Another interesting note: If the cupy is used to generate the array in the original repro, the problem seems to go away?

Yes, but this makes sense, no? I'm specifically saying the CPU - GPU transfer is what I suspect to be problematic (and probably its garbage collection). Dask or not Dask.

The global array size would be much larger than 4-5GB (or maybe I'm mistaken?). 4-5GB seems more like an accumulation of many smaller chunks, no?

No idea!

rjzamora commented 1 week ago

Yes, but this makes sense, no? I'm specifically saying the CPU - GPU transfer is what I suspect to be problematic (and probably its garbage collection). Dask or not Dask.

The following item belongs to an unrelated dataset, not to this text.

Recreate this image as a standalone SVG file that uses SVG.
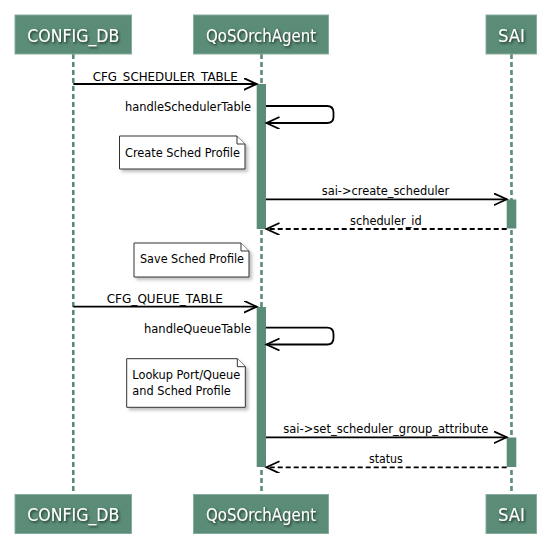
<svg xmlns="http://www.w3.org/2000/svg" width="552" height="558" viewBox="0 0 552 558">
<defs>
<filter id="ts" x="-20%" y="-40%" width="140%" height="180%">
<feDropShadow dx="1.2" dy="1.5" stdDeviation="0.8" flood-color="#16291f" flood-opacity="0.95"/>
</filter>
<filter id="ns" x="-10%" y="-10%" width="130%" height="140%">
<feDropShadow dx="2.5" dy="2.5" stdDeviation="1.5" flood-color="#000" flood-opacity="0.25"/>
</filter>
<marker id="ah" markerWidth="16" markerHeight="14" refX="13" refY="6" orient="auto" markerUnits="userSpaceOnUse">
<path d="M0,0 L13,6 L0,12" fill="none" stroke="#000" stroke-width="1.8"/>
</marker>
</defs>
<style>
.box{fill:#5b8c77;stroke:#86ad9b;stroke-width:1}
.ptxt{font-family:"DejaVu Sans",Verdana,sans-serif;font-size:17px;fill:#fff;text-anchor:middle}
.life{stroke:#5b8c77;stroke-width:2.6;stroke-dasharray:5,3;fill:none}
.act{fill:#5b8c77}
.msg{stroke:#000;stroke-width:1.8;fill:none}
.ret{stroke:#000;stroke-width:1.8;fill:none;stroke-dasharray:5,3}
.t{font-family:"DejaVu Sans",Verdana,sans-serif;font-size:12px;fill:#000}
.note{fill:#fff;stroke:#333;stroke-width:1}
</style>

<g id="lifelines">
<line class="life" x1="73.3" y1="54" x2="73.3" y2="494"/>
<line class="life" x1="261.5" y1="54" x2="261.5" y2="494"/>
<line class="life" x1="511.5" y1="54" x2="511.5" y2="494"/>
</g>

<g id="CONFIG_DB">
<rect class="box" x="15" y="15" width="116.5" height="39"/>
<text class="ptxt" x="73.3" y="41.5" textLength="92" lengthAdjust="spacingAndGlyphs" filter="url(#ts)">CONFIG_DB</text>
<rect class="box" x="15" y="494.5" width="116.5" height="39"/>
<text class="ptxt" x="73.3" y="520.5" textLength="92" lengthAdjust="spacingAndGlyphs" filter="url(#ts)">CONFIG_DB</text>
</g>
<g id="QoSOrchAgent">
<rect class="box" x="193.5" y="15" width="135" height="39"/>
<text class="ptxt" x="261" y="41.5" textLength="110" lengthAdjust="spacingAndGlyphs" filter="url(#ts)">QoSOrchAgent</text>
<rect class="box" x="193.5" y="494.5" width="135" height="39"/>
<text class="ptxt" x="261" y="520.5" textLength="110" lengthAdjust="spacingAndGlyphs" filter="url(#ts)">QoSOrchAgent</text>
</g>
<g id="SAI">
<rect class="box" x="486" y="15" width="50.5" height="39"/>
<text class="ptxt" x="511.5" y="41.5" textLength="27" lengthAdjust="spacingAndGlyphs" filter="url(#ts)">SAI</text>
<rect class="box" x="486" y="494.5" width="50.5" height="39"/>
<text class="ptxt" x="511.5" y="520.5" textLength="27" lengthAdjust="spacingAndGlyphs" filter="url(#ts)">SAI</text>
</g>

<g id="activations">
<rect class="act" x="256.7" y="84" width="9.3" height="145"/>
<rect class="act" x="506.7" y="199.5" width="9.6" height="29"/>
<rect class="act" x="256.7" y="307" width="9.3" height="160"/>
<rect class="act" x="506.7" y="437.5" width="9.6" height="29.5"/>
</g>

<g id="notes">
<g id="note-create">
<path class="note" filter="url(#ns)" d="M119.5,136 H237 L245,144 V169 H119.5 Z"/>
<path class="note" d="M237,136 V144 H245"/>
<text class="t" x="125" y="157" textLength="115" lengthAdjust="spacingAndGlyphs">Create Sched Profile</text>
</g>
<g id="note-save">
<path class="note" filter="url(#ns)" d="M134,243 H241 L249,251 V277 H134 Z"/>
<path class="note" d="M241,243 V251 H249"/>
<text class="t" x="140" y="263" textLength="104" lengthAdjust="spacingAndGlyphs">Save Sched Profile</text>
</g>
<g id="note-lookup">
<path class="note" filter="url(#ns)" d="M126.7,358.7 H237.3 L245.3,366.7 V407.3 H126.7 Z"/>
<path class="note" d="M237.3,358.7 V366.7 H245.3"/>
<text class="t" x="132.3" y="379" textLength="108" lengthAdjust="spacingAndGlyphs">Lookup Port/Queue</text>
<text class="t" x="132.3" y="394.5" textLength="98.5" lengthAdjust="spacingAndGlyphs">and Sched Profile</text>
</g>
</g>

<g id="connectors">
<line class="msg" x1="73.3" y1="84" x2="256.7" y2="84" marker-end="url(#ah)"/>
<text class="t" x="92.7" y="81" textLength="145" lengthAdjust="spacingAndGlyphs">CFG_SCHEDULER_TABLE</text>

<path class="msg" d="M266,106 H327 Q333.5,106 333.5,112.5 V117 Q333.5,123 327,123 H266.5" marker-end="url(#ah)"/>
<text class="t" x="125" y="110.7" textLength="126" lengthAdjust="spacingAndGlyphs">handleSchedulerTable</text>

<line class="msg" x1="266" y1="199.3" x2="506.7" y2="199.3" marker-end="url(#ah)"/>
<text class="t" x="321.7" y="195" textLength="127.6" lengthAdjust="spacingAndGlyphs">sai-&gt;create_scheduler</text>

<line class="ret" x1="506.7" y1="229" x2="266.5" y2="229" marker-end="url(#ah)"/>
<text class="t" x="350" y="225" textLength="71.7" lengthAdjust="spacingAndGlyphs">scheduler_id</text>

<line class="msg" x1="73.3" y1="306.7" x2="256.7" y2="306.7" marker-end="url(#ah)"/>
<text class="t" x="106.7" y="302.5" textLength="116.3" lengthAdjust="spacingAndGlyphs">CFG_QUEUE_TABLE</text>

<path class="msg" d="M266,327.7 H327 Q333.5,327.7 333.5,334.2 V338 Q333.5,344.5 327,344.5 H266.5" marker-end="url(#ah)"/>
<text class="t" x="144" y="332.7" textLength="107" lengthAdjust="spacingAndGlyphs">handleQueueTable</text>

<line class="msg" x1="266" y1="437.3" x2="506.7" y2="437.3" marker-end="url(#ah)"/>
<text class="t" x="283.3" y="432.5" textLength="205" lengthAdjust="spacingAndGlyphs">sai-&gt;set_scheduler_group_attribute</text>

<line class="ret" x1="506.7" y1="467.3" x2="266.5" y2="467.3" marker-end="url(#ah)"/>
<text class="t" x="369" y="462.5" textLength="33.7" lengthAdjust="spacingAndGlyphs">status</text>
</g>
</svg>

Yes, I agree that this is expected, so maybe not so "interesting" :)

ilan-gold commented 6 days ago

When I run my real world job I see:

2024-07-04 16:08:01,630 - distributed.worker.memory - WARNING - Unmanaged memory use is high. This may indicate a memory leak or the memory may not be released to the OS; see https://distributed.dask.org/en/latest/worker-memory.html#memory-not-released-back-to-the-os for more information. -- Unmanaged memory: 22.85 GiB -- Worker memory limit: 32.00 GiB

So more evidence this is a memory leak. There is definitely no reason my job needs 22 GB much less 32GB

ilan-gold commented 6 days ago
Screenshot 2024-07-04 at 16 14 35

So here's something interesting. Only the block-id task has anything to do with CPU but the job is reporting GBs on GBs of memory. This could be on the GPU but the the memory usage is extremely high as well as can be seen in that bar.

Screenshot 2024-07-04 at 16 16 05
ilan-gold commented 6 days ago

Is it possible dask (i.e., maybe not something in this package) itself is secretly allocating CPU memory because it is not properly aware of GPU arrays?